At the time, I thought this lack of planning was a failure. But I don’t see how I possibly could have planned for journalism; it simply wasn’t on my radar until the very moment I applied for a job with a newspaper in San Luis Obispo County. And I couldn’t really have planned for travel because first I didn’t have the money, then I didn’t have anyone to travel with, but eventually it all fell perfectly into place, and somehow right when I needed it the most.

This isn’t me arguing that the universe provides or anything quite so New Age-y. This is me realizing that maybe I should have a little more faith in my instincts. Had I spent my entire life in academia, I probably would have been happy and I would have read a lot of truly first-rate books (and probably a few crappy ones, too). But I think I also would have been locked so tightly into an antisocial shell that the odds of ever escaping would have been slim. And journalism helped prevent that. It also helped me meet these incredible, creative people who inspire me to work harder on my personal projects.
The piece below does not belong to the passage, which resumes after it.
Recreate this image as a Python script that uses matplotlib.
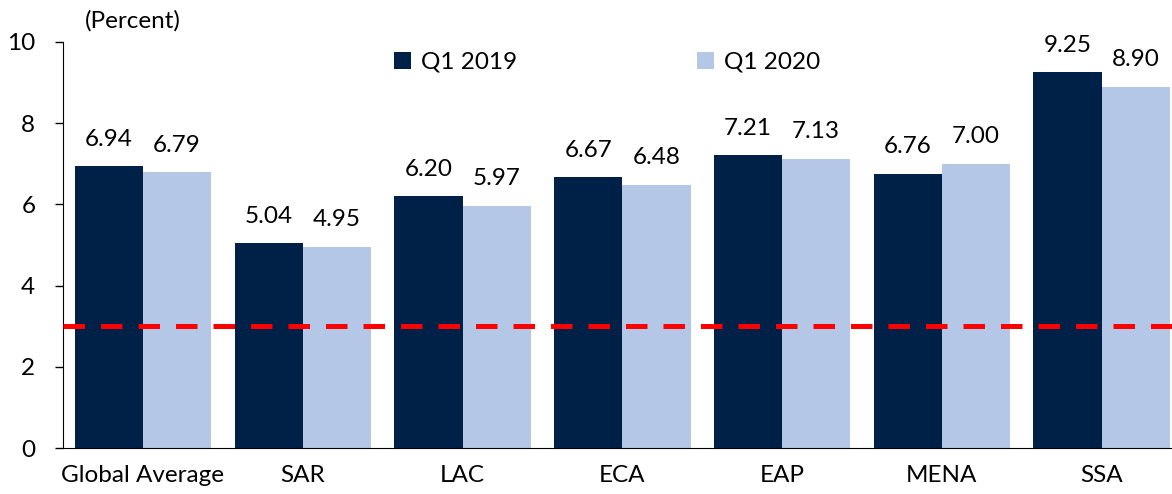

And that’s not a PhD, but it’s not nothing either.

So maybe, ten years to the day that I graduated from UCLA with a degree in English, I’m going to try to cut myself some slack for the things I haven’t yet accomplished, the degrees I haven’t yet earned. Because the things that I never expected—the night in the desert outside Marrakech, the afternoon at the hamam in Istanbul, certainly the day mushing a team of dogs through a stretch of wilderness on the outskirts of Fairbanks, realizing that I’m a damn fine art director for photo shoots—so often eclipse anything I ever could have planned for. I’ll never stop reaching and planning and writing, of course. I don’t think I could. But there’s always going to be something left undone, some corner of the world I never got to, some accolade that gets sacrificed to a goal that took greater priority. It may take another 10 years to genuinely feel okay about the things I have not done, but I’ll get there. After all, I found my way to Alaska.